Giuseppe Perelli: Trace Alignment and Timed-Trace Alignment: an Automata-based Approach

One major task in business process management is that of "aligning" real traces of process executions with a process model, by minimally adding and deleting events.
This talk introduces the problem in the context of Declarative Process Mining, where specifications are expressed in Temporal Logics on finite traces.
First, we analyze an untimed version of the problem, using Linear-Time Temporal Logic over finite traces (LTLf) as a specification language and providing a sound and complete technique to synthesize the alignment instructions, which relies on finite automata-theoretic manipulations. The technique can be effectively implemented by resorting to planning technology, notably leading to a system that significantly outperforms all current state-of-the-art ad-hoc solutions.
Secondly a Timed-Trace version is also discussed, where we extend the approach to metric LTLf (MTLf), i.e., the extension of LTLf where time is dealt with numerically. The resulting setting introduces significant technical challenges and requires a more sophisticated machinery than that for finite-state automata. We conclude by discussing possible future developments.

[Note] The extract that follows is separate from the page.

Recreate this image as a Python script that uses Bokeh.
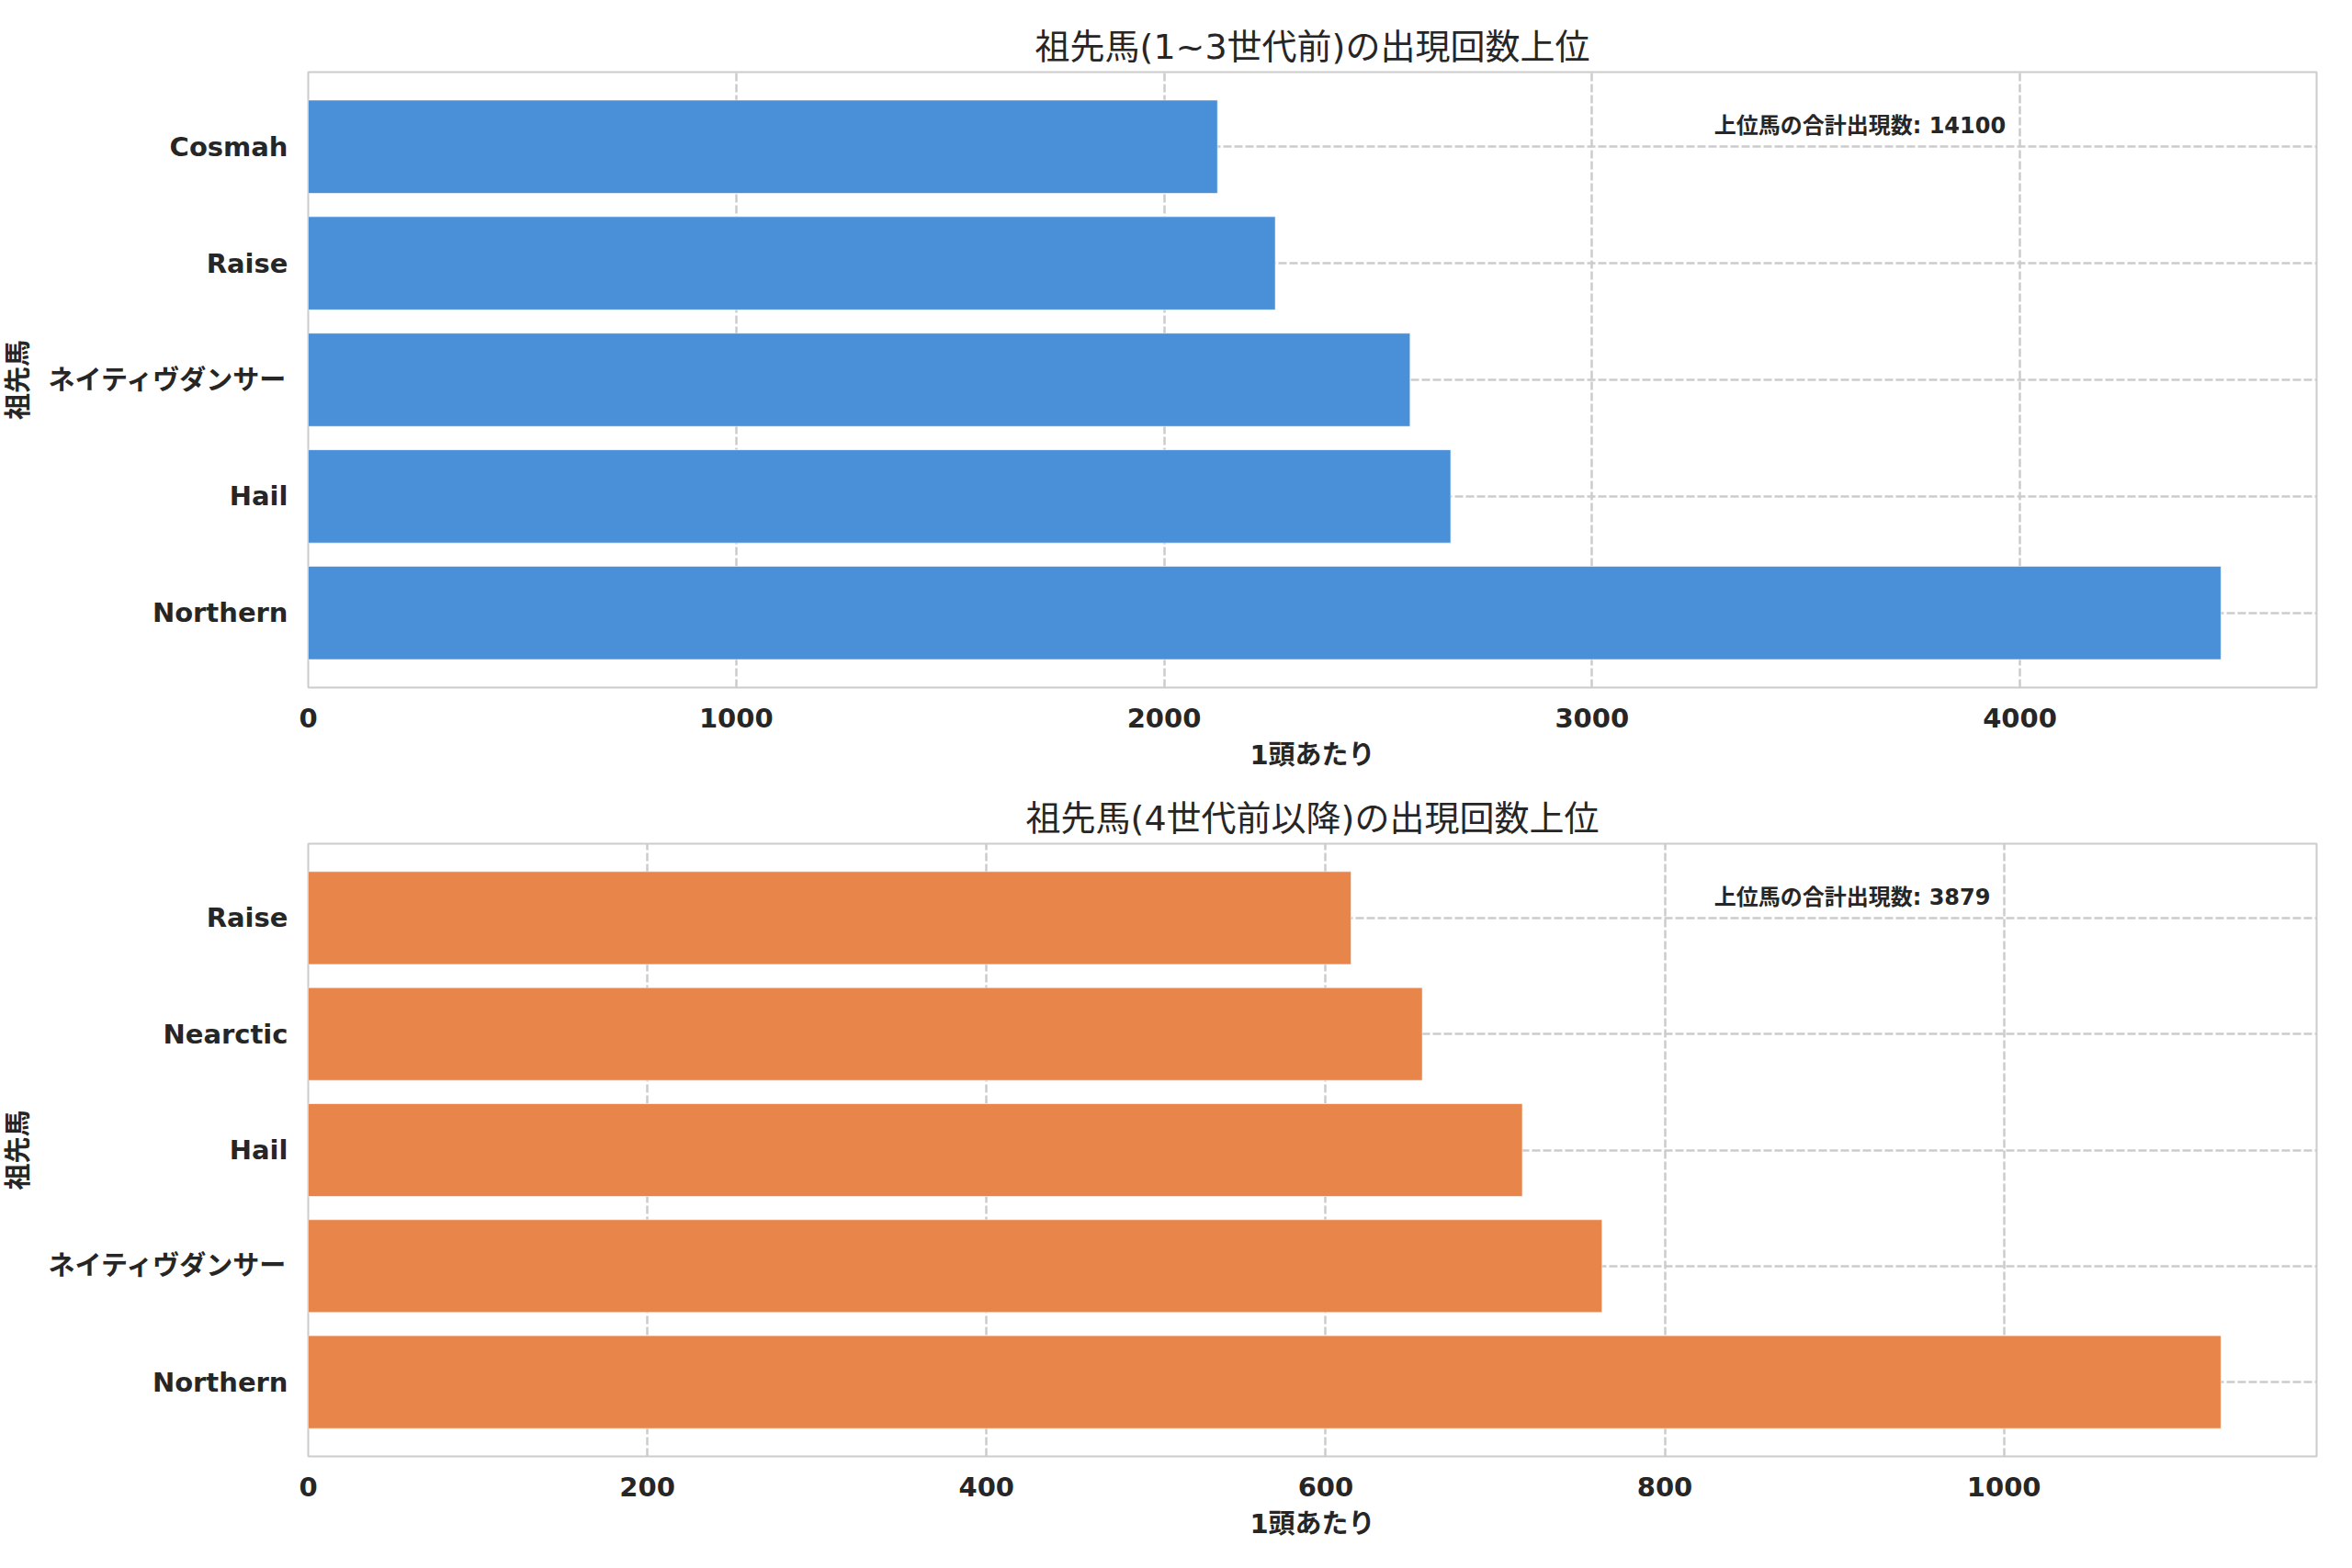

Tobias Winkler: Model Checking Temporal Properties of Recursive Probabilistic Programs

Probabilistic pushdown automata (pPDA) are a standard operational model for programming languages involving discrete random choices, procedures, and returns. Temporal properties are useful for gaining insight into the chronological order of events during program execution. Existing approaches in the literature have focused mostly on omega-regular and LTL properties. In this paper, we study the model checking problem of pPDA against omega-visibly pushdown languages that can be described by specification logics such as CaRet and are strictly more expressive than omega-regular properties. With these logical formulae, it is possible to specify properties that explicitly take the structured computations arising from procedural programs into account. For example, CaRet is able to match procedure calls with their corresponding future returns, and thus allows to express fundamental program properties like total and partial correctness.

Patrick Wienhöft: Be Lazy and Don’t Care: Faster CTL Model Checking for Recursive State Machines

Recursive state machines (RSMs) are state-based models for procedural programs with wide-ranging applications in program verification and interprocedural analysis. Model-checking algorithms for RSMs and related formalisms and various temporal logic specifications have been intensively studied in the literature.
In this paper, we devise a new model-checking algorithm for RSMs and requirements in computation tree logic (CTL) that exploits the compositional structure of RSMs by ternary model checking in combination with a lazy evaluation scheme. Specifically, a procedural component is only analyzed in those cases in which it might influence the satisfaction of the CTL requirement. We evaluate our prototypical implementation on randomized scalability benchmarks and on an interprocedural data-flow analysis of Java programs, showing both practical applicability and significant speedups in comparison to state-of-the-art model-checking tools for procedural programs.